#### Data section ####
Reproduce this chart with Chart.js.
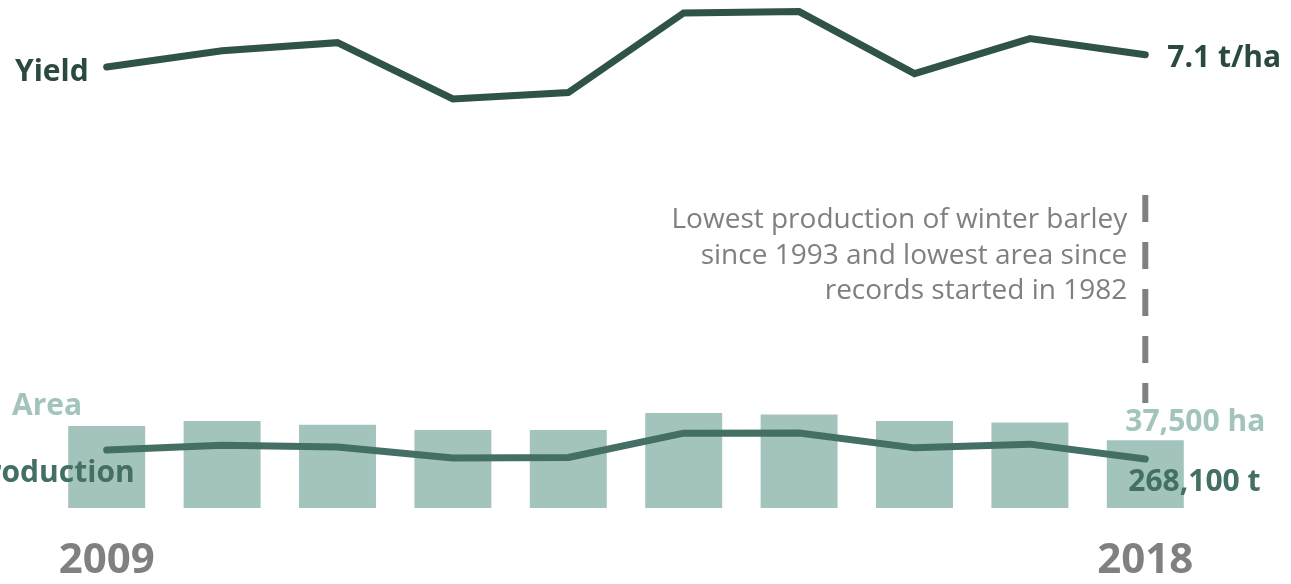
<!DOCTYPE html>
<html>
<head>
<meta charset="utf-8">
<script src="https://cdn.jsdelivr.net/npm/chart.js@4"></script>
<style>
  html, body { margin: 0; padding: 0; background: #fff; }
  #wrap { width: 1291px; height: 584px; }
</style>
</head>
<body>
<div id="wrap"><canvas id="barley-chart" width="1291" height="584"></canvas></div>
<script>
// winter barley, 2009-2018
const years = ['2009', '2010', '2011', '2012', '2013', '2014', '2015', '2016', '2017', '2018']
const yieldTHa = [6.83, 7.19, 7.37, 6.12, 6.26, 8.03, 8.06, 6.68, 7.46, 7.1]
const areaHa = [45400, 48200, 46100, 43200, 43200, 52600, 51800, 48200, 47400, 37500]
const productionT = [321000, 350000, 339000, 274000, 277000, 421000, 422000, 334000, 356000, 268100]
const noteLines = [
  'Lowest production of winter barley',
  'since 1993 and lowest area since',
  'records started in 1982'
]

const yieldColor = '#2f5249'
const prodColor = '#446f64'
const areaColor = '#a3c4bc'
const greyText = '#808080'

Chart.defaults.font.family = "'Open Sans', 'Noto Sans', sans-serif"

const fmt = n => n.toLocaleString('en-GB')

const sideLabels = {
  id: 'sideLabels',
  afterDatasetsDraw(chart) {
    const ctx = chart.ctx
    const yPts = chart.getDatasetMeta(0).data
    const pPts = chart.getDatasetMeta(1).data
    const aBars = chart.getDatasetMeta(2).data
    const last = years.length - 1
    const x = chart.scales.x
    const yArea = chart.scales.yArea

    ctx.save()
    ctx.font = "bold 30px 'Open Sans', sans-serif"
    ctx.textBaseline = 'alphabetic'

    // yield
    ctx.fillStyle = '#2a4a40'
    ctx.textAlign = 'right'
    ctx.fillText('Yield', yPts[0].x - 18, yPts[0].y + 14)
    ctx.textAlign = 'left'
    ctx.fillText(yieldTHa[last].toFixed(1) + ' t/ha', yPts[last].x + 22, yPts[last].y + 12)

    // area
    ctx.fillStyle = areaColor
    ctx.textAlign = 'left'
    ctx.fillText('Area', 12, aBars[0].y - 11)
    ctx.fillText(fmt(areaHa[last]) + ' ha', x.getPixelForValue(last) - 20, aBars[last].y - 9)

    // production
    ctx.fillStyle = prodColor
    ctx.textAlign = 'right'
    ctx.fillText('Production', pPts[0].x + 28, pPts[0].y + 32)
    ctx.textAlign = 'left'
    ctx.fillText(fmt(productionT[last]) + ' t', pPts[last].x - 17, pPts[last].y + 32)

    // note + dashed marker on 2018
    const mx = x.getPixelForValue(last)
    ctx.strokeStyle = greyText
    ctx.lineWidth = 6
    ctx.setLineDash([27, 20])
    ctx.beginPath()
    ctx.moveTo(mx, yArea.getPixelForValue(173400))
    ctx.lineTo(mx, yArea.getPixelForValue(58200))
    ctx.stroke()
    ctx.setLineDash([])

    ctx.font = "28px 'Open Sans', sans-serif"
    ctx.fillStyle = '#7f7f7f'
    ctx.textAlign = 'right'
    ctx.textBaseline = 'middle'
    noteLines.forEach((line, i) => {
      ctx.fillText(line, mx - 18, yArea.getPixelForValue(159500) + i * 35.5)
    })
    ctx.restore()
  }
}

const chart = new Chart(document.getElementById('barley-chart'), {
  type: 'bar',
  data: {
    labels: years,
    datasets: [{
      type: 'line',
      label: 'Yield',
      data: yieldTHa,
      yAxisID: 'yYield',
      borderColor: yieldColor,
      borderWidth: 7,
      borderCapStyle: 'round',
      borderJoinStyle: 'miter',
      pointRadius: 0,
      tension: 0,
      clip: false,
      order: 0
    }, {
      type: 'line',
      label: 'Production',
      data: productionT,
      yAxisID: 'yProd',
      borderColor: prodColor,
      borderWidth: 7,
      borderCapStyle: 'round',
      borderJoinStyle: 'round',
      pointRadius: 0,
      tension: 0,
      clip: false,
      order: 0
    }, {
      label: 'Area',
      data: areaHa,
      yAxisID: 'yArea',
      backgroundColor: areaColor,
      barPercentage: 0.667,
      categoryPercentage: 1,
      order: 1
    }]
  },
  options: {
    responsive: false,
    animation: false,
    layout: {
      padding: { top: 8, left: 49, right: 88, bottom: 0 }
    },
    plugins: {
      legend: { display: false },
      tooltip: { enabled: false }
    },
    scales: {
      x: {
        grid: { display: false, drawTicks: false },
        border: { display: false },
        afterFit: scale => { scale.height = 76 },
        ticks: {
          autoSkip: false,
          maxRotation: 0,
          padding: 28,
          color: greyText,
          font: { size: 42, weight: 'bold' },
          callback: function(val, i, ticks) {
            return (i === 0 || i === ticks.length - 1) ? this.getLabelForValue(val) : ''
          }
        }
      },
      yYield: { display: false, min: -2.97, max: 8.14 },
      yArea: { display: false, min: 0, max: 276950 },
      yProd: { display: false, min: -22000, max: 2938000 }
    }
  },
  plugins: [sideLabels]
})
</script>
</body>
</html>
####
Work to be completed
Your task is to restate word for word the lines from the top of the data to the line containing "ctx.fillText(yieldTHa[last].toFixed(1) + '", both ends included, with every picture left out.

Complete response
Reproduce this chart with Chart.js.
<!DOCTYPE html>
<html>
<head>
<meta charset="utf-8">
<script src="https://cdn.jsdelivr.net/npm/chart.js@4"></script>
<style>
  html, body { margin: 0; padding: 0; background: #fff; }
  #wrap { width: 1291px; height: 584px; }
</style>
</head>
<body>
<div id="wrap"><canvas id="barley-chart" width="1291" height="584"></canvas></div>
<script>
// winter barley, 2009-2018
const years = ['2009', '2010', '2011', '2012', '2013', '2014', '2015', '2016', '2017', '2018']
const yieldTHa = [6.83, 7.19, 7.37, 6.12, 6.26, 8.03, 8.06, 6.68, 7.46, 7.1]
const areaHa = [45400, 48200, 46100, 43200, 43200, 52600, 51800, 48200, 47400, 37500]
const productionT = [321000, 350000, 339000, 274000, 277000, 421000, 422000, 334000, 356000, 268100]
const noteLines = [
  'Lowest production of winter barley',
  'since 1993 and lowest area since',
  'records started in 1982'
]

const yieldColor = '#2f5249'
const prodColor = '#446f64'
const areaColor = '#a3c4bc'
const greyText = '#808080'

Chart.defaults.font.family = "'Open Sans', 'Noto Sans', sans-serif"

const fmt = n => n.toLocaleString('en-GB')

const sideLabels = {
  id: 'sideLabels',
  afterDatasetsDraw(chart) {
    const ctx = chart.ctx
    const yPts = chart.getDatasetMeta(0).data
    const pPts = chart.getDatasetMeta(1).data
    const aBars = chart.getDatasetMeta(2).data
    const last = years.length - 1
    const x = chart.scales.x
    const yArea = chart.scales.yArea

    ctx.save()
    ctx.font = "bold 30px 'Open Sans', sans-serif"
    ctx.textBaseline = 'alphabetic'

    // yield
    ctx.fillStyle = '#2a4a40'
    ctx.textAlign = 'right'
    ctx.fillText('Yield', yPts[0].x - 18, yPts[0].y + 14)
    ctx.textAlign = 'left'
    ctx.fillText(yieldTHa[last].toFixed(1) + ' t/ha', yPts[last].x + 22, yPts[last].y + 12)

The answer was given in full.